A night after the staff's best pitcher was knocked around to start the series in New York, things weren't looking too great on paper for the Phillies in game 2. Wednesday night's starter, Jamie Moyer, was dismantled for NINE earned runs in securing just three outs this past Friday in Boston, and we haven't seen much from the bats in over a month.
But there was something a little unusual about the second game of this series. First, it was the 24th anniversary of Jamie Moyer's first career win, which oddly enough saw him top the Phillies in Steve Carlton's last game with the club. Second, Chase Utley channeled some voodoo before the game (story w/ video here), possibly joking around but more likely just doing anything he could to get the Phils' stagnant offense going.
And anyone who's seen Major League knows that Jobu is NOT a Yankees fan.
Moyer would pitch masterfully, going eight strong and allowing just two earned runs on three Yankee hits, two of which were homers. At age 47, he pitched better tonight than he had 24 years ago as a rookie, earning his 265th career win on the same date he'd earned his first. Also putting up a historic number tonight was Charlie Manuel, who notched his 700th career win as a manager.
The Phillies made the most of their six hits and five walks drawn, scoring six times to beat the Yankees by a 6-3 count. Everyone's favorite Yankees starter, AJ Burnett, was chased from the mound in the fourth inning, or it might have been much worse. Burnett was tagged for all of the Phillies' runs and hits, and all but one of their walks. The Yanks' relievers put in a great effort in triage, silencing the Phils for the rest of the game.

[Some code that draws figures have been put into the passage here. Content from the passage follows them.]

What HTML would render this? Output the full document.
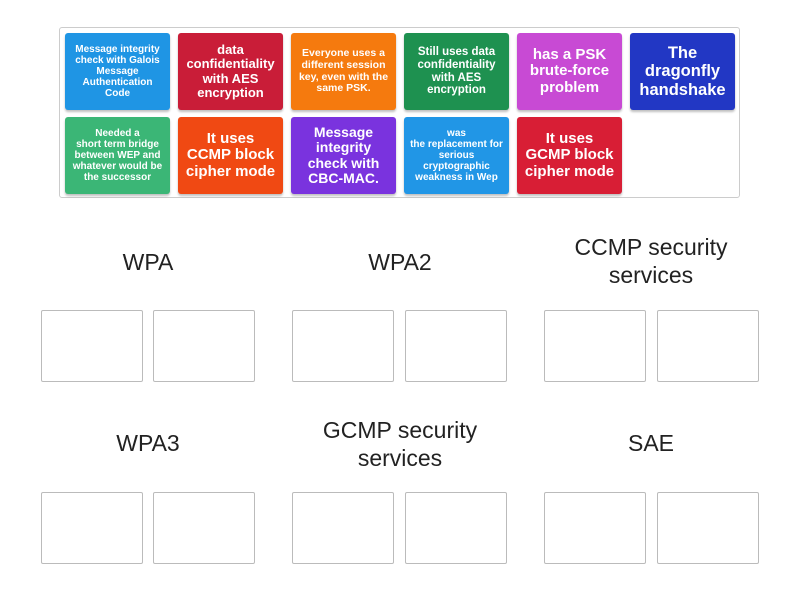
<!DOCTYPE html>
<html><head><meta charset="utf-8"><style>
body{margin:0;width:800px;height:600px;background:#fff;font-family:"Liberation Sans",sans-serif;position:relative;overflow:hidden}
.c{position:absolute;left:59px;top:27px;width:681px;height:171px;border:1px solid #ccc;border-radius:3px;box-sizing:border-box}
.t{position:absolute;width:105px;height:77px;border-radius:3px;color:#fff;font-weight:bold;display:flex;align-items:center;justify-content:center;text-align:center;box-shadow:0 2px 2px rgba(0,0,0,.25);line-height:1.1;box-sizing:border-box;padding:0 5px}
.h{position:absolute;width:200px;text-align:center;font-size:23px;color:#222;line-height:28px}
.b{position:absolute;width:102px;height:72px;border:1px solid #bbb;border-radius:2px;box-sizing:border-box}
</style></head><body>
<div class="c"></div>
<div class="t" style="left:65px;top:33px;background:#1f95e4;font-size:10px;padding:0 8px">Message integrity check with Galois Message Authentication Code</div>
<div class="t" style="left:178px;top:33px;background:#c91d38;font-size:13px">data confidentiality with AES encryption</div>
<div class="t" style="left:291px;top:33px;background:#f57a0e;font-size:10.5px">Everyone uses a different session key, even with the same PSK.</div>
<div class="t" style="left:404px;top:33px;background:#1e9150;font-size:11.5px">Still uses data confidentiality with AES encryption</div>
<div class="t" style="left:517px;top:33px;background:#c84ad4;font-size:15px;padding:0 8px">has a PSK brute-force problem</div>
<div class="t" style="left:630px;top:33px;background:#2237c4;font-size:16.5px;padding:0 8px">The dragonfly handshake</div>
<div class="t" style="left:65px;top:117px;background:#3bb676;font-size:10px;padding:0 4px">Needed a<br>short term bridge between WEP and whatever would be the successor</div>
<div class="t" style="left:178px;top:117px;background:#f04913;font-size:15px;padding:0 6px">It uses<br>CCMP block cipher mode</div>
<div class="t" style="left:291px;top:117px;background:#7a33de;font-size:14px;padding:0 10px">Message integrity check with CBC-MAC.</div>
<div class="t" style="left:404px;top:117px;background:#2196e6;font-size:10px;padding:0 6px">was<br>the replacement for serious cryptographic weakness in Wep</div>
<div class="t" style="left:517px;top:117px;background:#d81e35;font-size:15px;padding:0 6px">It uses<br>GCMP block cipher mode</div>

<div class="h" style="left:48px;top:248px">WPA</div>
<div class="h" style="left:300px;top:248px">WPA2</div>
<div class="h" style="left:551px;top:233px">CCMP security services</div>
<div class="h" style="left:48px;top:429px">WPA3</div>
<div class="h" style="left:300px;top:416px">GCMP security services</div>
<div class="h" style="left:551px;top:429px">SAE</div>

<div class="b" style="left:41px;top:310px"></div><div class="b" style="left:153px;top:310px"></div>
<div class="b" style="left:292px;top:310px"></div><div class="b" style="left:405px;top:310px"></div>
<div class="b" style="left:544px;top:310px"></div><div class="b" style="left:657px;top:310px"></div>
<div class="b" style="left:41px;top:492px"></div><div class="b" style="left:153px;top:492px"></div>
<div class="b" style="left:292px;top:492px"></div><div class="b" style="left:405px;top:492px"></div>
<div class="b" style="left:544px;top:492px"></div><div class="b" style="left:657px;top:492px"></div>
</body></html>
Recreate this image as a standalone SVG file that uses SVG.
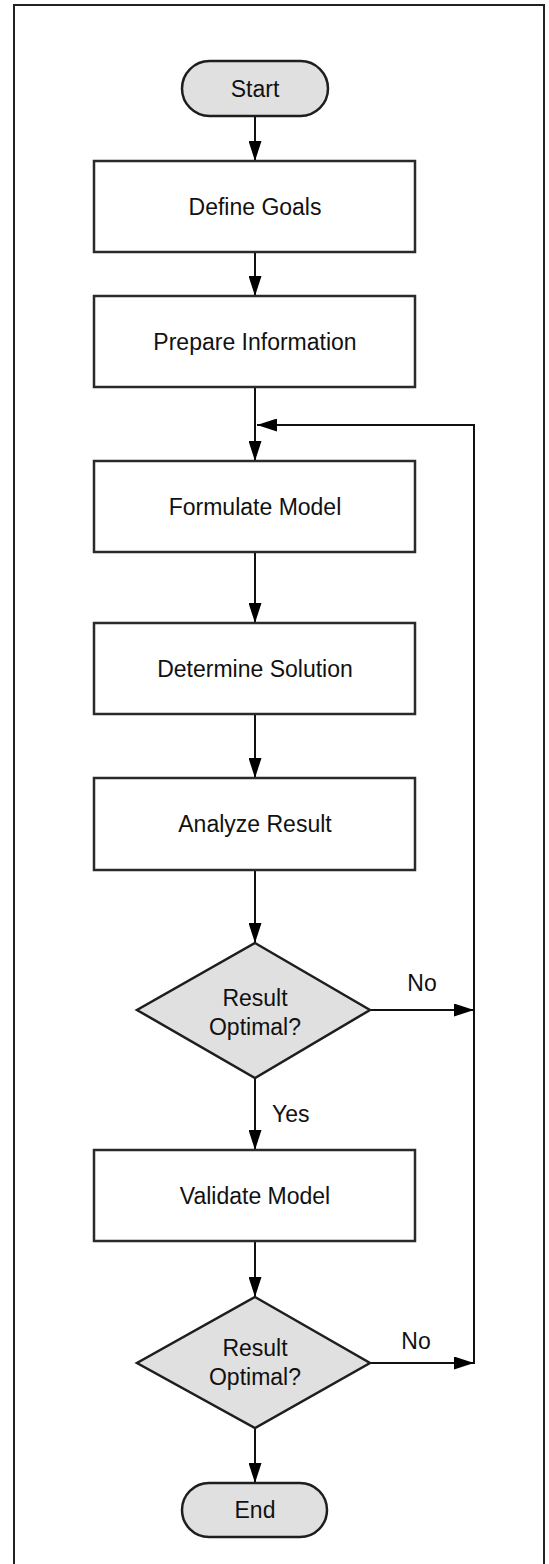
<svg xmlns="http://www.w3.org/2000/svg" width="549" height="1564" viewBox="0 0 549 1564">
  <style>
    text { font-family: "Liberation Sans", Arial, sans-serif; font-size: 23px; fill: #111; }
    .c { text-anchor: middle; }
    .box { fill: #ffffff; stroke: #2a2a2a; stroke-width: 2.5; }
    .shade { fill: #e0e0e0; stroke: #1e1e1e; stroke-width: 2.5; }
    .link { fill: none; stroke: #111; stroke-width: 2; }
    .frame { fill: none; stroke: #222; stroke-width: 2; }
  </style>
  <defs>
    <marker id="arrow" markerUnits="userSpaceOnUse" markerWidth="21" markerHeight="13" refX="20" refY="6.5" orient="auto">
      <path d="M0,0 L20,6.5 L0,13 z" fill="#000"/>
    </marker>
  </defs>

  <!-- page frame -->
  <path class="frame" d="M14,1564 L14,5 L544,5 L544,1564"/>

  <!-- connectors -->
  <g id="connectors">
    <line class="link" x1="255" y1="116" x2="255" y2="161" stroke-width="3" marker-end="url(#arrow)"/>
    <line class="link" x1="255" y1="252" x2="255" y2="296" marker-end="url(#arrow)"/>
    <line class="link" x1="255" y1="387" x2="255" y2="461" marker-end="url(#arrow)"/>
    <line class="link" x1="474" y1="425" x2="257" y2="425" marker-end="url(#arrow)"/>
    <line class="link" x1="474" y1="424" x2="474" y2="1364"/>
    <line class="link" x1="255" y1="552" x2="255" y2="623" marker-end="url(#arrow)"/>
    <line class="link" x1="255" y1="714" x2="255" y2="778" marker-end="url(#arrow)"/>
    <line class="link" x1="255" y1="870" x2="255" y2="943" marker-end="url(#arrow)"/>
    <line class="link" x1="370" y1="1010" x2="474" y2="1010" marker-end="url(#arrow)"/>
    <line class="link" x1="255" y1="1078" x2="255" y2="1150" marker-end="url(#arrow)"/>
    <line class="link" x1="255" y1="1241" x2="255" y2="1297" stroke-width="3" marker-end="url(#arrow)"/>
    <line class="link" x1="370" y1="1363" x2="474" y2="1363" marker-end="url(#arrow)"/>
    <line class="link" x1="255" y1="1428" x2="255" y2="1483" stroke-width="3" marker-end="url(#arrow)"/>
    <text x="422" y="991" class="c">No</text>
    <text x="272" y="1122">Yes</text>
    <text x="416" y="1349" class="c">No</text>
  </g>

  <g id="start">
    <rect class="shade" x="182" y="61" width="146" height="55" rx="27.5"/>
    <text x="255" y="97" class="c">Start</text>
  </g>

  <g id="define-goals">
    <rect class="box" x="94" y="161" width="321" height="91"/>
    <text x="255" y="215" class="c">Define Goals</text>
  </g>

  <g id="prepare-information">
    <rect class="box" x="94" y="296" width="321" height="91"/>
    <text x="255" y="350" class="c">Prepare Information</text>
  </g>

  <g id="formulate-model">
    <rect class="box" x="94" y="461" width="321" height="91"/>
    <text x="255" y="515" class="c">Formulate Model</text>
  </g>

  <g id="determine-solution">
    <rect class="box" x="94" y="623" width="321" height="91"/>
    <text x="255" y="677" class="c">Determine Solution</text>
  </g>

  <g id="analyze-result">
    <rect class="box" x="94" y="778" width="321" height="92"/>
    <text x="255" y="832" class="c">Analyze Result</text>
  </g>

  <g id="decision-1">
    <polygon class="shade" points="255,943 370,1010 255,1078 137,1010"/>
    <text x="255" y="1006" class="c">Result</text>
    <text x="255" y="1035" class="c">Optimal?</text>
  </g>

  <g id="validate-model">
    <rect class="box" x="94" y="1150" width="321" height="91"/>
    <text x="255" y="1204" class="c">Validate Model</text>
  </g>

  <g id="decision-2">
    <polygon class="shade" points="255,1297 370,1363 255,1428 137,1363"/>
    <text x="255" y="1356" class="c">Result</text>
    <text x="255" y="1385" class="c">Optimal?</text>
  </g>

  <g id="end">
    <rect class="shade" x="182" y="1483" width="145" height="54" rx="27"/>
    <text x="255" y="1518" class="c">End</text>
  </g>
</svg>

Some recently maligned Phillies hitters seemed particularly charged up early tonight though. Raul Ibanez drew a walk in the second inning, then stole second base. The lineup has been missing Jimmy Rollins' speed for most of the season, so it was great to see a guy not known for his speed haul ass to scoring position hoping to ignite a rally. Greg Dobbs then lined a single to right, scoring Raul, after which an unnerved Burnett walked Brian Schneider and then had a Wilson Valdez dribbler bounce off his foot. With the 7-8-9 hitters all on base, leadoff man Shane Victorino nailed a triple to the right center gap to put the Phils up 4-0. Burnett would get out of the inning without further damage, but his night wouldn't last much longer.
When the Phils came back to the plate in the third, Ryan Howard led off by crushing a Burnett mistake over the wal in center, after which the increasingly bearded Jayson Werth answered with a homer of his own.
After small-balling their way to four runs in the second, what better time for the heavy hitters to go back-to-back (marking the first time the Phils have done so all season)? Howard and Werth are now at 11 HR apiece and have each reached the 40-RBI mark on the season.
One win may be a little early to read much into it, but I'm pretty sure science would prove that Utley's voodoo charms were at play here. All that was missing was Burnett getting nailed with a thrown bat.
The question now is how the Phillies will respond tomorrow night with a chance to win a series in the Bronx.
Moyer's last three starts alone speak to how unpredictable this team is right now. Mostly, this trait hasn't been a positive lately. But tonight's win could prove to be just what they need to turn things around. The often stoic Utley lightening the mood in the locker room before the game appears to have helped the team come out loose and ready to capitalize on a poor-control night for Burnett. Brad Lidge made things a little too interesting in the ninth, allowing a run on two hits and a walk, filling the Phillies fans in attendance with his trademark brand of nervous anticipation.
But they'd be able to head home happy as Lidge struck out three batters in the frame to preserve the win for Moyer.
Kind of amazing what one decisive win over the Yankees in their park can do for your feelings about this team.